Paramount Home Video has released Cecil B. DeMille’s The Ten Commandments in a restored, Blu-ray edition. Painstakingly restored by Ron Smith and his team, the film has been can now be seen in its original magnificence. Cinema Retro Editor-in-Chief Lee Pfeiffer discussed this project and other aspects of Charlton Heston’s career with his son, filmmaker Fraser Heston.
Cinema Retro: The year 2011 is shaping up to be a great time for Charlton Heston fans. There are some very high profile releases of his major films. What do you attribute that to?
Fraser Heston: Much of it is due to my own hard work trying to get some of these titles out. In all seriousness, The Ten Commandments and Ben-Hur are both coming out in April. I think it’s a coincidence that the new technology has come around so much that it allows you to go back and restore these films in such a manner as to allow you see these films in ways you haven’t enjoyed them before. For example, Paramount really broke new ground with The Ten Commandments. It looks great.
CR: The credit goes to Ron Smith at Paramount and his team.
FH: Yes, they have done stuff at high resolutions that has never been done before with more lines per frame than anything like it. I saw it projected on a very large screen at the Egyptian Theatre and it looked phenomenal. Obviously, the colors looked great and it was pristine. The grain in each shot was very fine. I’d like to think the restoration looks like the answer print that C.B. first screened for Paramount. Even when you see a first-run movie in a theater, you’re not seeing a print made from the negative. You’re seeing a print made from an inter-negative, which is several generations down the line. So, in essence, the restoration allows you to be virtually sitting next to C.B. looking at his first answer print.
CR: It must give you satisfaction to see your father’s legacy so much in the forefront recently.
FH: It does. You know somebody asked me the other day if I was ever disappointed that he was primarily associated with The Ten Commandments and Ben-Hur. The answer is no. Those films became a major part of our family history and we’re very proud of those films and I know dad was, too. They made his career and I think it’s wonderful that we can see these come out again. The same sort of technology can be applied to his other films like Antony and Cleopatra, Mother Lode and Treasure Island and the Bible series that we’re also coming out with next month.
CR: I’m happy to hear that because some of these films like Mother Lode, I haven’t seen in many years.
FH: Neither had I. When I watched Mother Lode and Antony and Cleopatra the other day, I was blown away. We did the frame-by-frame restoration of both of those films from the original negatives and I got take part in that process. I sat there for every single frame. It’s amazing what they can do. I haven’t seen the Blu-ray versions yet, but even the standard DVD version is so much better.
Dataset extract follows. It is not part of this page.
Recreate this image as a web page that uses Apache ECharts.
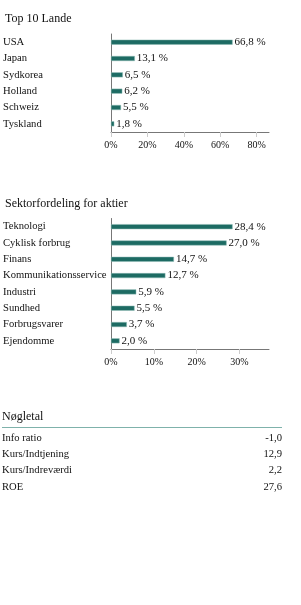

CR: Although your father won the Oscar for Ben-Hur, would you say that The Ten Commandments was the film that was most important because it elevated him to major stardom?
FH: It certainly started him on that path. I was re-reading his journals for a documentary we’re preparing about my dad. So I went back and scanned those journals day-by-day back to 1957. (Note: Heston kept a journal of his experiences on every film set. The journal was published in book form as The Actor’s Life.- Ed.) I went back to his original pages, so there was a lot of stuff I hadn’t read before. He felt The Ten Commandments hadn’t quite put him in that stratosphere yet. That was surprising to me, because it was one of the most successful films of all time. It certainly helped him get the role of Ben-Hur, which he won the Academy Award for. That certainly cemented it, if you will.